▶ **Exercise requirements**
Copy out the data below as written; omit any images.

★ ★ ★ ★

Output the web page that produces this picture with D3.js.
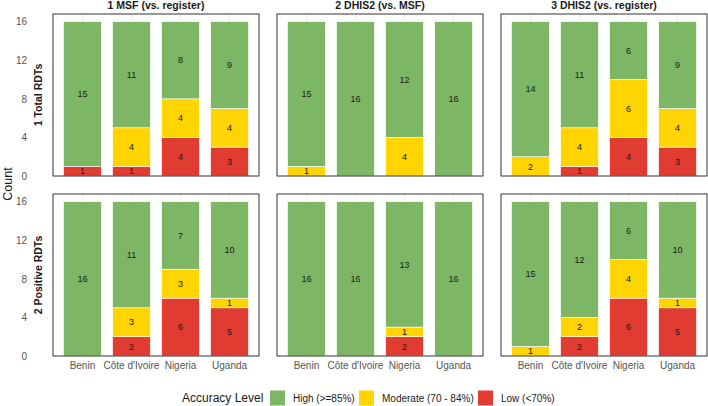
<!DOCTYPE html>
<html>
<head>
<meta charset="utf-8">
<script src="https://cdn.jsdelivr.net/npm/d3@7"></script>
<style>
  body { margin: 0; background: #fff; }
  svg { font-family: "Liberation Sans", Arial, sans-serif; }
</style>
</head>
<body>
<svg id="chart" width="708" height="406"></svg>
<script>
const countries = ['Benin', "Côte d'Ivoire", 'Nigeria', 'Uganda'];
const comparisons = ['1 MSF (vs. register)', '2 DHIS2 (vs. MSF)', '3 DHIS2 (vs. register)'];
const measures = ['1 Total RDTs', '2 Positive RDTs'];
const levels = ['Low (<70%)', 'Moderate (70 - 84%)', 'High (>=85%)'];
const yTicks = [0, 4, 8, 12, 16];

// counts per country as [Low, Moderate, High]
const totalMsf      = [[1, 0, 15], [1, 4, 11], [4, 4, 8],  [3, 4, 9]];
const totalDhisMsf  = [[0, 1, 15], [0, 0, 16], [0, 4, 12], [0, 0, 16]];
const totalDhisReg  = [[0, 2, 14], [1, 4, 11], [4, 6, 6],  [3, 4, 9]];
const posMsf        = [[0, 0, 16], [2, 3, 11], [6, 3, 7],  [5, 1, 10]];
const posDhisMsf    = [[0, 0, 16], [0, 0, 16], [2, 1, 13], [0, 0, 16]];
const posDhisReg    = [[0, 1, 15], [2, 2, 12], [6, 4, 6],  [5, 1, 10]];

const panels = [
  [totalMsf, totalDhisMsf, totalDhisReg],
  [posMsf, posDhisMsf, posDhisReg]
];

const colors = {
  'High (>=85%)': '#7db665',
  'Moderate (70 - 84%)': '#ffd400',
  'Low (<70%)': '#e13c32'
};

const svg = d3.select('#chart');
const panelW = 206, panelH = 162;
const colX = [53, 277, 501];
const rowY = [14, 194];

const x = d3.scaleBand().domain(countries).range([0, panelW]).paddingInner(0.23).paddingOuter(0.215);
const y = d3.scaleLinear().domain([0, 16.8]).range([panelH, 0]);
const stack = d3.stack().keys([0, 1, 2]);

panels.forEach((row, r) => {
  row.forEach((data, c) => {
    const g = svg.append('g').attr('transform', `translate(${colX[c]},${rowY[r]})`);

    // vertical grid lines
    g.selectAll('.grid').data(countries).enter().append('line')
      .attr('x1', d => x(d) + x.bandwidth() / 2)
      .attr('x2', d => x(d) + x.bandwidth() / 2)
      .attr('y1', 0).attr('y2', panelH)
      .attr('stroke', '#dedede').attr('stroke-width', 0.6);

    const series = stack(data);
    series.forEach((s, k) => {
      s.forEach((d, i) => {
        const v = d[1] - d[0];
        if (v <= 0) return;
        g.append('rect')
          .attr('x', x(countries[i]))
          .attr('width', x.bandwidth())
          .attr('y', y(d[1]))
          .attr('height', y(d[0]) - y(d[1]))
          .attr('fill', colors[levels[k]])
          .attr('stroke', '#fff').attr('stroke-width', 0.6);
        g.append('text')
          .attr('x', x(countries[i]) + x.bandwidth() / 2)
          .attr('y', y((d[0] + d[1]) / 2))
          .attr('dy', '0.35em')
          .attr('text-anchor', 'middle')
          .attr('font-size', 9)
          .attr('fill', '#1a1a1a')
          .text(v);
      });
    });

    g.append('rect')
      .attr('width', panelW).attr('height', panelH)
      .attr('fill', 'none').attr('stroke', '#333').attr('stroke-width', 1);

    if (r === 0) {
      svg.append('text')
        .attr('x', colX[c] + panelW / 2).attr('y', 9)
        .attr('text-anchor', 'middle')
        .attr('font-size', 10.5).attr('font-weight', 'bold').attr('fill', '#1a1a1a')
        .text(comparisons[c]);
    }
    if (r === 1) {
      g.selectAll('.xl').data(countries).enter().append('text')
        .attr('x', d => x(d) + x.bandwidth() / 2)
        .attr('y', panelH + 13)
        .attr('text-anchor', 'middle')
        .attr('font-size', 10).attr('fill', '#555')
        .text(d => d);
    }
    if (c === 0) {
      const yAxis = d3.axisLeft(y).tickValues(yTicks).tickSize(0).tickPadding(0);
      const ag = svg.append('g').attr('transform', `translate(27,${rowY[r]})`).call(yAxis);
      ag.select('.domain').remove();
      ag.selectAll('text').attr('font-size', 10).attr('fill', '#555')
        .attr('font-family', '"Liberation Sans", Arial, sans-serif');

      svg.append('text')
        .attr('transform', `translate(${colX[0] - 11},${rowY[r] + panelH / 2}) rotate(-90)`)
        .attr('text-anchor', 'middle')
        .attr('font-size', 10.5).attr('font-weight', 'bold').attr('fill', '#1a1a1a')
        .text(measures[r]);
    }
  });
});

// y axis title
svg.append('text')
  .attr('transform', 'translate(11.5,184) rotate(-90)')
  .attr('text-anchor', 'middle')
  .attr('font-size', 12.5).attr('fill', '#1a1a1a')
  .text('Count');

// legend
const legend = svg.append('g').attr('transform', 'translate(0,398)');
legend.append('text').attr('x', 182).attr('y', 0).attr('dy', '0.35em')
  .attr('font-size', 12).attr('fill', '#1a1a1a').text('Accuracy Level');
const legendItems = ['High (>=85%)', 'Moderate (70 - 84%)', 'Low (<70%)'];
const keyX = [270, 359, 478];
legendItems.forEach((l, i) => {
  legend.append('rect').attr('x', keyX[i]).attr('y', -7.5).attr('width', 15).attr('height', 15)
    .attr('fill', colors[l]);
  legend.append('text').attr('x', keyX[i] + 23).attr('y', 0).attr('dy', '0.35em')
    .attr('font-size', 10).attr('fill', '#1a1a1a').text(l);
});
</script>
</body>
</html>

★ ★ ★ ★

▶ **Complete response**
Output the web page that produces this picture with D3.js.
<!DOCTYPE html>
<html>
<head>
<meta charset="utf-8">
<script src="https://cdn.jsdelivr.net/npm/d3@7"></script>
<style>
  body { margin: 0; background: #fff; }
  svg { font-family: "Liberation Sans", Arial, sans-serif; }
</style>
</head>
<body>
<svg id="chart" width="708" height="406"></svg>
<script>
const countries = ['Benin', "Côte d'Ivoire", 'Nigeria', 'Uganda'];
const comparisons = ['1 MSF (vs. register)', '2 DHIS2 (vs. MSF)', '3 DHIS2 (vs. register)'];
const measures = ['1 Total RDTs', '2 Positive RDTs'];
const levels = ['Low (<70%)', 'Moderate (70 - 84%)', 'High (>=85%)'];
const yTicks = [0, 4, 8, 12, 16];

// counts per country as [Low, Moderate, High]
const totalMsf      = [[1, 0, 15], [1, 4, 11], [4, 4, 8],  [3, 4, 9]];
const totalDhisMsf  = [[0, 1, 15], [0, 0, 16], [0, 4, 12], [0, 0, 16]];
const totalDhisReg  = [[0, 2, 14], [1, 4, 11], [4, 6, 6],  [3, 4, 9]];
const posMsf        = [[0, 0, 16], [2, 3, 11], [6, 3, 7],  [5, 1, 10]];
const posDhisMsf    = [[0, 0, 16], [0, 0, 16], [2, 1, 13], [0, 0, 16]];
const posDhisReg    = [[0, 1, 15], [2, 2, 12], [6, 4, 6],  [5, 1, 10]];

const panels = [
  [totalMsf, totalDhisMsf, totalDhisReg],
  [posMsf, posDhisMsf, posDhisReg]
];

const colors = {
  'High (>=85%)': '#7db665',
  'Moderate (70 - 84%)': '#ffd400',
  'Low (<70%)': '#e13c32'
};

const svg = d3.select('#chart');
const panelW = 206, panelH = 162;
const colX = [53, 277, 501];
const rowY = [14, 194];

const x = d3.scaleBand().domain(countries).range([0, panelW]).paddingInner(0.23).paddingOuter(0.215);
const y = d3.scaleLinear().domain([0, 16.8]).range([panelH, 0]);
const stack = d3.stack().keys([0, 1, 2]);

panels.forEach((row, r) => {
  row.forEach((data, c) => {
    const g = svg.append('g').attr('transform', `translate(${colX[c]},${rowY[r]})`);

    // vertical grid lines
    g.selectAll('.grid').data(countries).enter().append('line')
      .attr('x1', d => x(d) + x.bandwidth() / 2)
      .attr('x2', d => x(d) + x.bandwidth() / 2)
      .attr('y1', 0).attr('y2', panelH)
      .attr('stroke', '#dedede').attr('stroke-width', 0.6);

    const series = stack(data);
    series.forEach((s, k) => {
      s.forEach((d, i) => {
        const v = d[1] - d[0];
        if (v <= 0) return;
        g.append('rect')
          .attr('x', x(countries[i]))
          .attr('width', x.bandwidth())
          .attr('y', y(d[1]))
          .attr('height', y(d[0]) - y(d[1]))
          .attr('fill', colors[levels[k]])
          .attr('stroke', '#fff').attr('stroke-width', 0.6);
        g.append('text')
          .attr('x', x(countries[i]) + x.bandwidth() / 2)
          .attr('y', y((d[0] + d[1]) / 2))
          .attr('dy', '0.35em')
          .attr('text-anchor', 'middle')
          .attr('font-size', 9)
          .attr('fill', '#1a1a1a')
          .text(v);
      });
    });

    g.append('rect')
      .attr('width', panelW).attr('height', panelH)
      .attr('fill', 'none').attr('stroke', '#333').attr('stroke-width', 1);

    if (r === 0) {
      svg.append('text')
        .attr('x', colX[c] + panelW / 2).attr('y', 9)
        .attr('text-anchor', 'middle')
        .attr('font-size', 10.5).attr('font-weight', 'bold').attr('fill', '#1a1a1a')
        .text(comparisons[c]);
    }
    if (r === 1) {
      g.selectAll('.xl').data(countries).enter().append('text')
        .attr('x', d => x(d) + x.bandwidth() / 2)
        .attr('y', panelH + 13)
        .attr('text-anchor', 'middle')
        .attr('font-size', 10).attr('fill', '#555')
        .text(d => d);
    }
    if (c === 0) {
      const yAxis = d3.axisLeft(y).tickValues(yTicks).tickSize(0).tickPadding(0);
      const ag = svg.append('g').attr('transform', `translate(27,${rowY[r]})`).call(yAxis);
      ag.select('.domain').remove();
      ag.selectAll('text').attr('font-size', 10).attr('fill', '#555')
        .attr('font-family', '"Liberation Sans", Arial, sans-serif');

      svg.append('text')
        .attr('transform', `translate(${colX[0] - 11},${rowY[r] + panelH / 2}) rotate(-90)`)
        .attr('text-anchor', 'middle')
        .attr('font-size', 10.5).attr('font-weight', 'bold').attr('fill', '#1a1a1a')
        .text(measures[r]);
    }
  });
});

// y axis title
svg.append('text')
  .attr('transform', 'translate(11.5,184) rotate(-90)')
  .attr('text-anchor', 'middle')
  .attr('font-size', 12.5).attr('fill', '#1a1a1a')
  .text('Count');

// legend
const legend = svg.append('g').attr('transform', 'translate(0,398)');
legend.append('text').attr('x', 182).attr('y', 0).attr('dy', '0.35em')
  .attr('font-size', 12).attr('fill', '#1a1a1a').text('Accuracy Level');
const legendItems = ['High (>=85%)', 'Moderate (70 - 84%)', 'Low (<70%)'];
const keyX = [270, 359, 478];
legendItems.forEach((l, i) => {
  legend.append('rect').attr('x', keyX[i]).attr('y', -7.5).attr('width', 15).attr('height', 15)
    .attr('fill', colors[l]);
  legend.append('text').attr('x', keyX[i] + 23).attr('y', 0).attr('dy', '0.35em')
    .attr('font-size', 10).attr('fill', '#1a1a1a').text(l);
});
</script>
</body>
</html>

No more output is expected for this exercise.